Iceberg off Miami? Did icebergs drift off Florida coast?
A new scientific study suggests that 50 meters wide and 5 meters troughs found in the sea floor off the central Florida Keys were made by drifting icebergs.

As the last ice age waned and climate warmed, immense lakes of glacial meltwater that accumulated behind natural ice dams occasionally burst forth from the mouth of Canada’s Hudson Bay and the Gulf of St. Lawrence.
When those iceberg-laden outburst floods—some of them carrying more than 1 million cubic meters of water per second and lasting several months—reached the open sea, they took a right turn and flowed south along the coast as far as the Florida Keys, a new study suggests.
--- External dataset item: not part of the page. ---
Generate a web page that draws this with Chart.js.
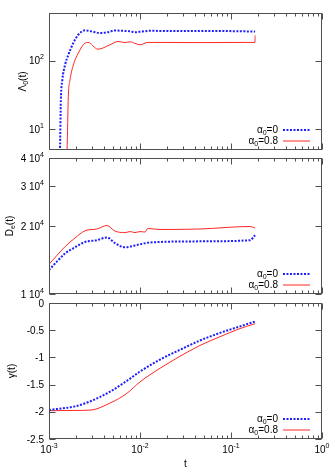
<!DOCTYPE html>
<html lang="en">
<head>
<meta charset="UTF-8">
<title>Lambda0, De, gamma vs t</title>
<script src="https://cdn.jsdelivr.net/npm/chart.js"></script>
<style>
  body { margin: 0; background: #fff; }
  #wrap { position: relative; width: 332px; height: 474px; overflow: hidden; }
  canvas { position: absolute; left: 0; }
</style>
</head>
<body>
<div id="wrap">
  <canvas id="c1" width="332" height="155" style="top:0px"></canvas>
  <canvas id="c2" width="332" height="150" style="top:150px"></canvas>
  <canvas id="c3" width="332" height="180" style="top:294px"></canvas>
</div>
<script>
// ---- data ----
const legendVals = ['0', '0.8'];            // alpha_0 of each series

// panel 1: Lambda_0(t)
const tL0a = [0.00128, 0.00132, 0.00135, 0.0014, 0.0015, 0.00163, 0.00185, 0.0021, 0.00249, 0.003, 0.00363, 0.00445, 0.0053, 0.00634, 0.00777, 0.0088, 0.0105, 0.0129, 0.0214, 0.0456, 0.0975, 0.184];
const L0a  = [3, 5, 27, 52, 87, 122, 182, 241, 279, 268, 255, 262, 278, 275, 270, 262, 268, 275, 272, 273, 272, 268];
const tL0b = [0.00155, 0.00158, 0.00163, 0.0017, 0.00185, 0.0021, 0.00249, 0.00268, 0.00345, 0.00468, 0.00573, 0.00684, 0.00777, 0.0088, 0.01, 0.0122, 0.0456, 0.179, 0.1835, 0.184];
const L0b  = [3, 5, 30, 52, 87, 130, 182, 186, 148, 172, 192, 185, 190, 180, 172, 186, 185, 186, 186, 235];

// panel 2: De(t)
const tDa = [0.001, 0.0015, 0.00193, 0.00249, 0.00336, 0.00434, 0.0053, 0.00684, 0.0088, 0.01, 0.0129, 0.0456, 0.162, 0.184];
const Dea = [12770, 15100, 16100, 17000, 17300, 17800, 16800, 16100, 16400, 16600, 16900, 17100, 17300, 18200];
const tDb = [0.001, 0.0015, 0.00193, 0.00249, 0.00336, 0.00434, 0.0053, 0.00684, 0.0078, 0.0088, 0.01, 0.01135, 0.0122, 0.0166, 0.0456, 0.162, 0.184];
const Deb = [13530, 16200, 17700, 19050, 19400, 20100, 19000, 18700, 18900, 18700, 18900, 18800, 19500, 19300, 19400, 19900, 19600];

// panel 3: gamma(t)
const tG  = [0.001, 0.00193, 0.00282, 0.00468, 0.00719, 0.01, 0.0166, 0.0275, 0.0456, 0.0757, 0.1256, 0.184];
const Ga  = [-1.965, -1.90, -1.81, -1.63, -1.43, -1.26, -1.04, -0.86, -0.69, -0.55, -0.43, -0.34];
const Gb  = [-1.98, -1.975, -1.97, -1.84, -1.66, -1.45, -1.20, -0.98, -0.78, -0.62, -0.47, -0.38];

// ticks
const xTicks = [0.001, 0.01, 0.1, 1];
const xTickExp = ['-3', '-2', '-1', '0'];
const y1Ticks = [10, 100];
const y1TickExp = ['1', '2'];
const y2Ticks = [10000, 20000, 30000, 40000];
const y2TickMant = ['1', '2', '3', '4'];
const y3Ticks = [-2.5, -2, -1.5, -1, -0.5, 0];
const y3TickLab = ['-2.5', '-2', '-1.5', '-1', '-0.5', '0'];

const BLUE = 'rgb(30,30,255)';
const RED = 'rgb(255,40,40)';
const FONT = '"Liberation Sans", Arial, sans-serif';

function pts(xs, ys) { return xs.map((v, i) => ({x: v, y: ys[i]})); }

// rich text: parts = [{t, sub, sup}]
function richWidth(ctx, parts) {
  let w = 0;
  parts.forEach(p => {
    ctx.font = ((p.sub || p.sup) ? '7px ' : '10px ') + FONT;
    w += ctx.measureText(p.t).width;
  });
  return w;
}
function drawRich(ctx, parts, x, y, align) {
  const w = richWidth(ctx, parts);
  let cx = align === 'right' ? x - w : align === 'center' ? x - w / 2 : x;
  ctx.textAlign = 'left';
  ctx.textBaseline = 'alphabetic';
  parts.forEach(p => {
    ctx.font = ((p.sub || p.sup) ? '7px ' : '10px ') + FONT;
    const dy = p.sub ? 2 : p.sup ? -5 : 0;
    ctx.fillText(p.t, cx, y + dy);
    cx += ctx.measureText(p.t).width;
  });
}

const framePlugin = {
  id: 'frame',
  afterDatasetsDraw(chart, args, o) {
    const {ctx, chartArea: a, scales: {x, y}} = chart;
    const L = a.left + 0.5, R = a.right - 0.5, T = a.top + 0.5, B = a.bottom - 0.5;
    ctx.save();
    ctx.strokeStyle = '#505050';
    ctx.lineWidth = 1;
    ctx.beginPath();
    // x ticks (major + minor), bottom and top
    for (let k = -3; k <= 0; k++) {
      for (let m = 1; m <= 9; m++) {
        const v = m * Math.pow(10, k);
        if (v > 1.0001) break;
        const px = Math.round(x.getPixelForValue(v)) + 0.5;
        const len = m === 1 ? 6 : 3;
        ctx.moveTo(px, B); ctx.lineTo(px, B - len);
        ctx.moveTo(px, T); ctx.lineTo(px, T + len);
      }
    }
    // y ticks, left and right
    o.yTicks.forEach(v => {
      const py = Math.round(y.getPixelForValue(v)) + 0.5;
      ctx.moveTo(L, py); ctx.lineTo(L + 6, py);
      ctx.moveTo(R, py); ctx.lineTo(R - 6, py);
    });
    ctx.stroke();
    ctx.strokeRect(L, T, R - L, B - T);

    ctx.fillStyle = '#000';
    // y tick labels
    o.yTicks.forEach((v, i) => {
      const py = y.getPixelForValue(v);
      drawRich(ctx, o.yLabel(i), 44, py + 3.5, 'right');
    });
    // x tick labels
    if (o.xLabels) {
      xTicks.forEach((v, i) => {
        const px = x.getPixelForValue(v);
        drawRich(ctx, [{t: '10'}, {t: xTickExp[i], sup: true}], px, a.bottom + 14, 'center');
      });
      drawRich(ctx, [{t: 't'}], (a.left + a.right) / 2, a.bottom + 28, 'center');
    }
    // y axis title
    ctx.save();
    ctx.translate(o.titleX, (a.top + a.bottom) / 2);
    ctx.rotate(-Math.PI / 2);
    drawRich(ctx, o.title, 0, 3.5, 'center');
    ctx.restore();

    // legend
    chart.data.datasets.forEach((ds, i) => {
      const ly = a.bottom - 20 + i * 11;
      ctx.fillStyle = '#000';
      drawRich(ctx, [{t: 'α'}, {t: '0', sub: true}, {t: '=' + legendVals[i]}], 278, ly + 3, 'right');
      ctx.strokeStyle = ds.borderColor;
      ctx.lineWidth = ds.borderWidth;
      ctx.setLineDash(ds.borderDash || []);
      ctx.beginPath();
      ctx.moveTo(283, ly); ctx.lineTo(310, ly);
      ctx.stroke();
      ctx.setLineDash([]);
    });
    ctx.restore();
  }
};

function makeChart(id, pad, yScale, dsA, dsB, opts) {
  return new Chart(document.getElementById(id), {
    type: 'line',
    data: {
      datasets: [
        {label: 'α0=0', data: dsA, borderColor: BLUE, borderWidth: 2, borderDash: [2, 1.5], pointRadius: 0, cubicInterpolationMode: 'monotone', fill: false},
        {label: 'α0=0.8', data: dsB, borderColor: RED, borderWidth: 1, pointRadius: 0, cubicInterpolationMode: 'monotone', fill: false}
      ]
    },
    options: {
      responsive: false,
      animation: false,
      parsing: false,
      layout: {padding: pad},
      plugins: {legend: {display: false}, tooltip: {enabled: false}, frame: opts},
      scales: {
        x: {type: 'logarithmic', min: 0.001, max: 1, display: false},
        y: Object.assign({display: false}, yScale)
      }
    },
    plugins: [framePlugin]
  });
}

makeChart('c1', {left: 49, right: 10, top: 13, bottom: 5},
  {type: 'logarithmic', min: 5, max: 500},
  pts(tL0a, L0a), pts(tL0b, L0b),
  {yTicks: y1Ticks, yLabel: i => [{t: '10'}, {t: y1TickExp[i], sup: true}],
   title: [{t: 'Λ'}, {t: '0', sub: true}, {t: '(t)'}], titleX: 22});

makeChart('c2', {left: 49, right: 10, top: 8, bottom: 6},
  {type: 'logarithmic', min: 10000, max: 40000},
  pts(tDa, Dea), pts(tDb, Deb),
  {yTicks: y2Ticks, yLabel: i => [{t: y2TickMant[i] + ' 10'}, {t: '4', sup: true}],
   title: [{t: 'D'}, {t: 'e', sub: true}, {t: '(t)'}], titleX: 9});

makeChart('c3', {left: 49, right: 10, top: 9, bottom: 35},
  {type: 'linear', min: -2.5, max: 0},
  pts(tG, Ga), pts(tG, Gb),
  {yTicks: y3Ticks, yLabel: i => [{t: y3TickLab[i]}],
   title: [{t: 'γ(t)'}], titleX: 11, xLabels: true});
</script>
</body>
</html>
Discover amazing photographs of iceberg scours.
The torrent-driven icebergs, some of them hundreds of meters thick, plowed troughs in the sea floor all along the continental shelf. Some have already been discovered off the coast of South Carolina (from lower left to top center of the image).
Whereas the troughs off South Carolina measure up to 100 meters across and 20 meters deep, those off the central Florida Keys typically are no more than 50 meters wide and 5 meters deep and lie less than 12 kilometers offshore.
This is as expected, because the icebergs would have melted to smaller size as they drifted south.